The world we are leaving behind is unquestionably a deeply unpopular world—not only do most managers dislike their performance management system, but most human resources professionals don’t like theirs, either. One cause of this dissatisfaction is a misunderstanding of motives: managers think that their performance management system is designed to help them accelerate the performance of their people. I would argue that a performance management system should be designed primarily for this purpose, and indeed some purport to be—but scratch the surface and you quickly learn that they aren’t.

Instead the purpose of these systems is twofold: first, to allocate compensation fairly; and second, to align each individual’s goals with the values and strategies of the company. These aren’t nefarious purposes—they are actually rather sensible—but they are clearly secondary or at least tangential to helping employees become more productive.

Companies could probably alleviate some of the current dissatisfaction by being more straightforward that the performance management system is not for you, the employee; it is instead a company system, designed to ensure a bell curve of compensation, and alignment to company goals.
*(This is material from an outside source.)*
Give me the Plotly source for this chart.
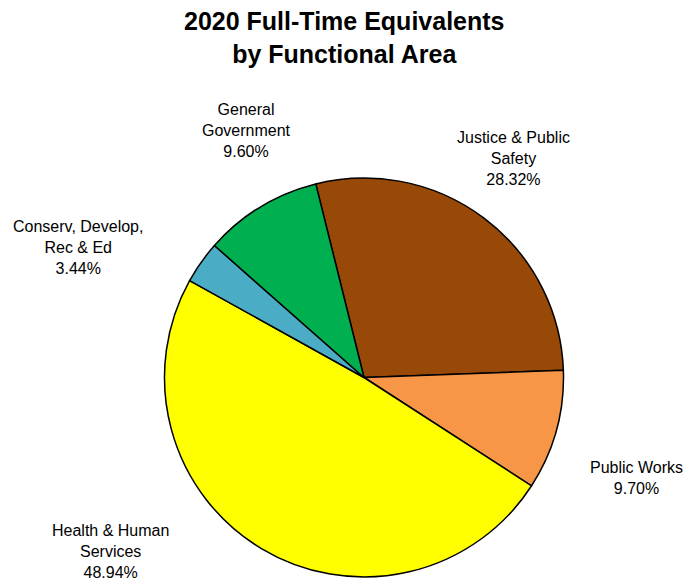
import plotly.graph_objects as go

# Data
labels = ["Justice & Public Safety", "Public Works", "Health & Human Services",
          "Conserv, Develop, Rec & Ed", "General Government"]
label_lines = ["Justice & Public<br>Safety", "Public Works", "Health & Human<br>Services",
               "Conserv, Develop,<br>Rec & Ed", "General<br>Government"]
values = [28.32, 9.70, 48.94, 3.44, 9.60]
colors = ["#984807", "#F79646", "#FFFF00", "#4BACC6", "#00B050"]

W, H = 688, 581

# Label positions (pixel centers in the 688x581 window)
label_pos = [(513, 158), (636, 478), (110, 551), (78, 248), (246, 130)]
cx, cy, r = 364, 377.5, 199.5


def px2paper(px, py):
    return px / W, 1 - py / H


fig = go.Figure(go.Pie(
    labels=labels,
    values=values,
    sort=False,
    direction="clockwise",
    rotation=-14,
    marker=dict(colors=colors, line=dict(color="black", width=1.5)),
    textinfo="none",
    hoverinfo="label+percent",
    showlegend=False,
    domain=dict(x=[(cx - r) / W, (cx + r) / W], y=[1 - (cy + r) / H, 1 - (cy - r) / H]),
))

total = sum(values)
for txt, v, (px, py) in zip(label_lines, values, label_pos):
    ax, ay = px2paper(px, py)
    fig.add_annotation(
        text=f"{txt}<br>{v / total * 100:.2f}%",
        x=ax, y=ay, xref="paper", yref="paper",
        xanchor="center", yanchor="middle", showarrow=False,
        font=dict(family="Liberation Sans, Arial, sans-serif", size=16, color="#000000"),
        align="center",
    )

tx, ty = px2paper(344, 37)
fig.add_annotation(
    text="<b>2020 Full-Time Equivalents<br>by Functional Area</b>",
    x=tx, y=ty, xref="paper", yref="paper",
    xanchor="center", yanchor="middle", showarrow=False, align="center",
    font=dict(family="Liberation Sans, Arial, sans-serif", size=25, color="#000000"),
)

fig.update_layout(
    width=W, height=H,
    margin=dict(l=0, r=0, t=0, b=0),
    paper_bgcolor="white", plot_bgcolor="white",
)

fig.write_html(
    "out.html",
    config={"displayModeBar": False},
    post_script="document.body.style.margin='0';document.body.style.overflow='hidden';",
)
Not a particularly uplifting positioning, I grant you, but at least employees and managers would be able to judge it on its own terms.

Of course, this wouldn’t fix the underlying problem of ratings – which is that, for a variety of reasons, they turn out to be bogus (a topic I will address in a follow-up post). Perhaps most managers have long suspected this. Perhaps their dissatisfaction with performance management systems stems from this suspicion. Either way, Microsoft’s rejection of ratings has done all of us a service. It shines a harsh spotlight on the approach that defines performance management today, and helps others see that it is seriously overrated.